-------- Data shown --------

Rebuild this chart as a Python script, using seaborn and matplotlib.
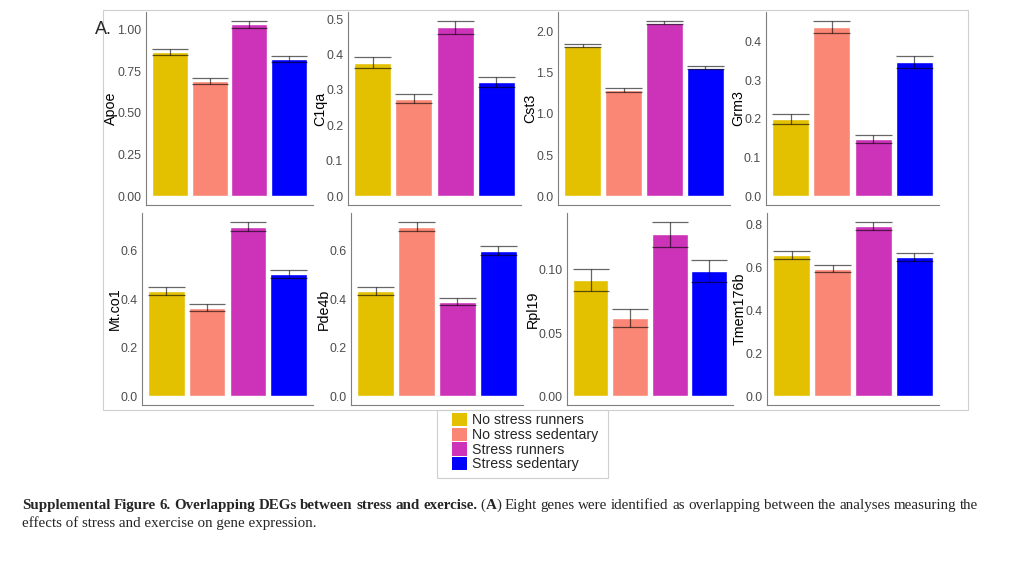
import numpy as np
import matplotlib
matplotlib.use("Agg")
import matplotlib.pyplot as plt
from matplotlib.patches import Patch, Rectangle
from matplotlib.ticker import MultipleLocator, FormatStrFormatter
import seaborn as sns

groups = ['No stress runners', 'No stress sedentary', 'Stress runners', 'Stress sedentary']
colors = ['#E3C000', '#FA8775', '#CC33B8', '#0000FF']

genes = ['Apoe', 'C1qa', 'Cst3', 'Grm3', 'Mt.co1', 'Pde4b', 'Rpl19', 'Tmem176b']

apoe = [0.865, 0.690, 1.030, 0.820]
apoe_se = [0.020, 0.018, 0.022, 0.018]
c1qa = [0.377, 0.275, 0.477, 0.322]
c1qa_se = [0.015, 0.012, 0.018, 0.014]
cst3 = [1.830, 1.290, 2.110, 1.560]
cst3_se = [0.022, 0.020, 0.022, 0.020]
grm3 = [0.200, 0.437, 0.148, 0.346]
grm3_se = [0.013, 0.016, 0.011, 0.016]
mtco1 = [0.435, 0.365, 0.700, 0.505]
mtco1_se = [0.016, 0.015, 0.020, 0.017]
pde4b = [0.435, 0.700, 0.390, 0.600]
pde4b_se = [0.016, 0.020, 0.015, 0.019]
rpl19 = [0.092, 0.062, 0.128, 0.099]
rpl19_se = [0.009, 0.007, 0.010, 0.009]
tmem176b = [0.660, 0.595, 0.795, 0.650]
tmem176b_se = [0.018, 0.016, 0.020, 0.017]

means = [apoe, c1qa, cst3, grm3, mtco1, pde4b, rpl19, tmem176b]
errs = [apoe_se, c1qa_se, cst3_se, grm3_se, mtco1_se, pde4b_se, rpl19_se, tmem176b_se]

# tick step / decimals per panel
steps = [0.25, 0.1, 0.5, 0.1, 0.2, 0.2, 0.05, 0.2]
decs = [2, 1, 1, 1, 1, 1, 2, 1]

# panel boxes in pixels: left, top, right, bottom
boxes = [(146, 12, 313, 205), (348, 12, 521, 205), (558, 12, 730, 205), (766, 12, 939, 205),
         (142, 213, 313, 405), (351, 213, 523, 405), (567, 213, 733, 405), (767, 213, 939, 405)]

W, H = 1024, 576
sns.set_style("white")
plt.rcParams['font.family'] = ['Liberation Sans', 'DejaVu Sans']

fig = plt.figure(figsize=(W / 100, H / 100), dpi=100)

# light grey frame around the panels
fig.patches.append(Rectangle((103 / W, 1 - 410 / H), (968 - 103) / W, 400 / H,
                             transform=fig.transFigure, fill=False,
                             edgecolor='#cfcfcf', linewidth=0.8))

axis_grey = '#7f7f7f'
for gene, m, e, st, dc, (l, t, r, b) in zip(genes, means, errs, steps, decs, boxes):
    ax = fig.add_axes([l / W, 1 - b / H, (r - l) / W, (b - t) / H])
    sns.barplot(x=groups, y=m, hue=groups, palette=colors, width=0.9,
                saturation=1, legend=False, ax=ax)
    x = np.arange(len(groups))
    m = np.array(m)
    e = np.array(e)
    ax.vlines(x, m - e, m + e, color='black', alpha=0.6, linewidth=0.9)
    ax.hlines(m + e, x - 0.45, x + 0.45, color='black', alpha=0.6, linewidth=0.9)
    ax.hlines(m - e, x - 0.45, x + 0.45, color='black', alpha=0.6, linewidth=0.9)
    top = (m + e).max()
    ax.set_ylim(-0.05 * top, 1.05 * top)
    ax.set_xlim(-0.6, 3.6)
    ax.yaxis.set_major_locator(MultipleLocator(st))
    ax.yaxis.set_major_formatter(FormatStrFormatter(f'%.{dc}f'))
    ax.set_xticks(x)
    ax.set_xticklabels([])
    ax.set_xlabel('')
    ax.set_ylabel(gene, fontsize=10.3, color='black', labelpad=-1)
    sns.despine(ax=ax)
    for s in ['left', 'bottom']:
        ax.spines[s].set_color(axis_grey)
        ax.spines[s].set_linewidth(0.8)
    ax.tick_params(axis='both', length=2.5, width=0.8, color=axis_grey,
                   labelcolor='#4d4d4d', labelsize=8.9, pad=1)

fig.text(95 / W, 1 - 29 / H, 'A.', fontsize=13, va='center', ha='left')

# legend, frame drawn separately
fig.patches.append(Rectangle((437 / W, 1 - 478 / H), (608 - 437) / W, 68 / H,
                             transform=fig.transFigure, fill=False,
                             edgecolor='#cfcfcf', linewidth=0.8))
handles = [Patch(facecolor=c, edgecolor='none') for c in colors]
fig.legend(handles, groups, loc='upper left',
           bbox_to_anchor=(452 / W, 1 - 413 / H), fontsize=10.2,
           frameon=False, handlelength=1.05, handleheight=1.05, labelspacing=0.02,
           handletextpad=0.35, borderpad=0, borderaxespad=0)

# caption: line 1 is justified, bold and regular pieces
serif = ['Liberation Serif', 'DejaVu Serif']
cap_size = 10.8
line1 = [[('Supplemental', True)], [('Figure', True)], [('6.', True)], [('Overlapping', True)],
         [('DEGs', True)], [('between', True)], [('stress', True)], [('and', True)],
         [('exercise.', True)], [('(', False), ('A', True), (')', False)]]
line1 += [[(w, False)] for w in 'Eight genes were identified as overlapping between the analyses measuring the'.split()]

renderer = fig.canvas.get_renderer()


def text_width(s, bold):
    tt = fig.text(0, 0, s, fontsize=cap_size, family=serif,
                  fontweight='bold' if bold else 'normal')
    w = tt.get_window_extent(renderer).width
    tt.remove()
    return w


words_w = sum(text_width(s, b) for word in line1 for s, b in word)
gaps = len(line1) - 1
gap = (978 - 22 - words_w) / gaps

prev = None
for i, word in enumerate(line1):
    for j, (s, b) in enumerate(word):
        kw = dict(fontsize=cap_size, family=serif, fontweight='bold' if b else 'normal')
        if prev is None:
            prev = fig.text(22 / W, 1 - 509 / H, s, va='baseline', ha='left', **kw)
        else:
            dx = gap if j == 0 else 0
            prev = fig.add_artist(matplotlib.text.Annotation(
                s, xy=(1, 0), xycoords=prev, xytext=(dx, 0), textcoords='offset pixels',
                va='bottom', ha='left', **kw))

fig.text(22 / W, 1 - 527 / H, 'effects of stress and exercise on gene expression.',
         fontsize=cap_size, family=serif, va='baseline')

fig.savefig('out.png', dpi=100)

--------

What is being asked.
Give again, exactly, the lines from the start of the data through the one holding "colors = ['#E3C000', '#FA8775', '#CC33B8', '#0000FF']"; omit the pictures.

Result of this exercise.
Rebuild this chart as a Python script, using seaborn and matplotlib.
import numpy as np
import matplotlib
matplotlib.use("Agg")
import matplotlib.pyplot as plt
from matplotlib.patches import Patch, Rectangle
from matplotlib.ticker import MultipleLocator, FormatStrFormatter
import seaborn as sns

groups = ['No stress runners', 'No stress sedentary', 'Stress runners', 'Stress sedentary']
colors = ['#E3C000', '#FA8775', '#CC33B8', '#0000FF']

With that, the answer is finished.